--- GOAL ---
In your copy, include every line of the listing below exactly but none of the pictures.
* begin *
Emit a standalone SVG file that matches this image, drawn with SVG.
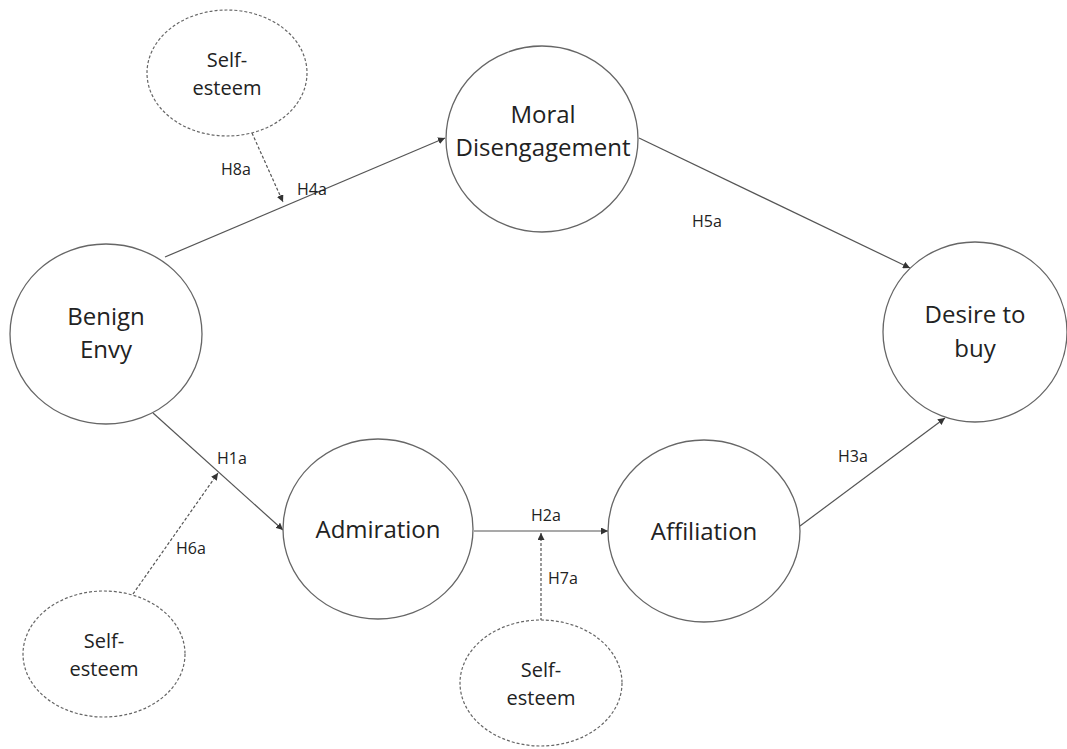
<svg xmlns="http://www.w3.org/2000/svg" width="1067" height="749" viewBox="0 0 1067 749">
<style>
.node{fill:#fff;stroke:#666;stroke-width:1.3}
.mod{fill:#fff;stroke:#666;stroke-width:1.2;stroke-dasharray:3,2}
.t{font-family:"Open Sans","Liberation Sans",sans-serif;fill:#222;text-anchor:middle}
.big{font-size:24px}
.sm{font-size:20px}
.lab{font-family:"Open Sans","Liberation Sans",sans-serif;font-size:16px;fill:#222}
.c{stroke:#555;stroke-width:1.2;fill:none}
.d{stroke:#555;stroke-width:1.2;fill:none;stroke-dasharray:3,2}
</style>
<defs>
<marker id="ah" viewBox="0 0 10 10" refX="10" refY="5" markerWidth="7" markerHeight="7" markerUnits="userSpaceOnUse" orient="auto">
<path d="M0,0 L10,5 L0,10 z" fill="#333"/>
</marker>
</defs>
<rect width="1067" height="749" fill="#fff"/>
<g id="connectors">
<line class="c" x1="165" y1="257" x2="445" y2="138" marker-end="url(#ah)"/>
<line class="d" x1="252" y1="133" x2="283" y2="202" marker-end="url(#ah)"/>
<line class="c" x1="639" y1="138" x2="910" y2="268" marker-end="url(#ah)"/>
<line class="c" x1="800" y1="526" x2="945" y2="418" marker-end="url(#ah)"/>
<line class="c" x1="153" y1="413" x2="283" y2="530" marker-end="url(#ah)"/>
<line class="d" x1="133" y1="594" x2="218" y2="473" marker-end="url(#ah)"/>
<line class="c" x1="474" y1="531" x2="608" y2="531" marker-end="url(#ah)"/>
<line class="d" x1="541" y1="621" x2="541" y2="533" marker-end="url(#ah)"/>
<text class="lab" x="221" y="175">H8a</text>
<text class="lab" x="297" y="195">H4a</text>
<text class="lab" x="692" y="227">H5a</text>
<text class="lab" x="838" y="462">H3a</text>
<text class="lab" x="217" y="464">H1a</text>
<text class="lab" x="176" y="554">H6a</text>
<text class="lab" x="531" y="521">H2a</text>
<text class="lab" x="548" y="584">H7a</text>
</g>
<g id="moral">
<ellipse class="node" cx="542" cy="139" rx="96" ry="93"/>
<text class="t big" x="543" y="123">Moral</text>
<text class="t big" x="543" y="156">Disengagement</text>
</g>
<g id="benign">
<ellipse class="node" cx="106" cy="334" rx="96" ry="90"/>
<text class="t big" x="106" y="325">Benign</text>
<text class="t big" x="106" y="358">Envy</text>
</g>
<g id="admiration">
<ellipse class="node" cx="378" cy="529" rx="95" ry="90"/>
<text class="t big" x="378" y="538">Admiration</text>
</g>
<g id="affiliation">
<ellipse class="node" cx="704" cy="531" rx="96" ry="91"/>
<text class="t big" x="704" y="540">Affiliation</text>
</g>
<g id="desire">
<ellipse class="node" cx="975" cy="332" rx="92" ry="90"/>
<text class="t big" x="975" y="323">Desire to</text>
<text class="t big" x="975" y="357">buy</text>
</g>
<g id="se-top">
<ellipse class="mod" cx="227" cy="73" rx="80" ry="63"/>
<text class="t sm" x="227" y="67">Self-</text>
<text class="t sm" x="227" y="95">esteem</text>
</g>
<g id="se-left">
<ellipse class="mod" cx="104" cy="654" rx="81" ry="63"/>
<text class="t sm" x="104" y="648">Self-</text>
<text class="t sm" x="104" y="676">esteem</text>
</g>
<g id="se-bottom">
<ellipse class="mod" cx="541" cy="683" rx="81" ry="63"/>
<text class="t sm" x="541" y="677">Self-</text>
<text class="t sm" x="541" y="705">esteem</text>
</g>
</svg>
* end *
--- OUTPUT FOR THIS TASK ---
Emit a standalone SVG file that matches this image, drawn with SVG.
<svg xmlns="http://www.w3.org/2000/svg" width="1067" height="749" viewBox="0 0 1067 749">
<style>
.node{fill:#fff;stroke:#666;stroke-width:1.3}
.mod{fill:#fff;stroke:#666;stroke-width:1.2;stroke-dasharray:3,2}
.t{font-family:"Open Sans","Liberation Sans",sans-serif;fill:#222;text-anchor:middle}
.big{font-size:24px}
.sm{font-size:20px}
.lab{font-family:"Open Sans","Liberation Sans",sans-serif;font-size:16px;fill:#222}
.c{stroke:#555;stroke-width:1.2;fill:none}
.d{stroke:#555;stroke-width:1.2;fill:none;stroke-dasharray:3,2}
</style>
<defs>
<marker id="ah" viewBox="0 0 10 10" refX="10" refY="5" markerWidth="7" markerHeight="7" markerUnits="userSpaceOnUse" orient="auto">
<path d="M0,0 L10,5 L0,10 z" fill="#333"/>
</marker>
</defs>
<rect width="1067" height="749" fill="#fff"/>
<g id="connectors">
<line class="c" x1="165" y1="257" x2="445" y2="138" marker-end="url(#ah)"/>
<line class="d" x1="252" y1="133" x2="283" y2="202" marker-end="url(#ah)"/>
<line class="c" x1="639" y1="138" x2="910" y2="268" marker-end="url(#ah)"/>
<line class="c" x1="800" y1="526" x2="945" y2="418" marker-end="url(#ah)"/>
<line class="c" x1="153" y1="413" x2="283" y2="530" marker-end="url(#ah)"/>
<line class="d" x1="133" y1="594" x2="218" y2="473" marker-end="url(#ah)"/>
<line class="c" x1="474" y1="531" x2="608" y2="531" marker-end="url(#ah)"/>
<line class="d" x1="541" y1="621" x2="541" y2="533" marker-end="url(#ah)"/>
<text class="lab" x="221" y="175">H8a</text>
<text class="lab" x="297" y="195">H4a</text>
<text class="lab" x="692" y="227">H5a</text>
<text class="lab" x="838" y="462">H3a</text>
<text class="lab" x="217" y="464">H1a</text>
<text class="lab" x="176" y="554">H6a</text>
<text class="lab" x="531" y="521">H2a</text>
<text class="lab" x="548" y="584">H7a</text>
</g>
<g id="moral">
<ellipse class="node" cx="542" cy="139" rx="96" ry="93"/>
<text class="t big" x="543" y="123">Moral</text>
<text class="t big" x="543" y="156">Disengagement</text>
</g>
<g id="benign">
<ellipse class="node" cx="106" cy="334" rx="96" ry="90"/>
<text class="t big" x="106" y="325">Benign</text>
<text class="t big" x="106" y="358">Envy</text>
</g>
<g id="admiration">
<ellipse class="node" cx="378" cy="529" rx="95" ry="90"/>
<text class="t big" x="378" y="538">Admiration</text>
</g>
<g id="affiliation">
<ellipse class="node" cx="704" cy="531" rx="96" ry="91"/>
<text class="t big" x="704" y="540">Affiliation</text>
</g>
<g id="desire">
<ellipse class="node" cx="975" cy="332" rx="92" ry="90"/>
<text class="t big" x="975" y="323">Desire to</text>
<text class="t big" x="975" y="357">buy</text>
</g>
<g id="se-top">
<ellipse class="mod" cx="227" cy="73" rx="80" ry="63"/>
<text class="t sm" x="227" y="67">Self-</text>
<text class="t sm" x="227" y="95">esteem</text>
</g>
<g id="se-left">
<ellipse class="mod" cx="104" cy="654" rx="81" ry="63"/>
<text class="t sm" x="104" y="648">Self-</text>
<text class="t sm" x="104" y="676">esteem</text>
</g>
<g id="se-bottom">
<ellipse class="mod" cx="541" cy="683" rx="81" ry="63"/>
<text class="t sm" x="541" y="677">Self-</text>
<text class="t sm" x="541" y="705">esteem</text>
</g>
</svg>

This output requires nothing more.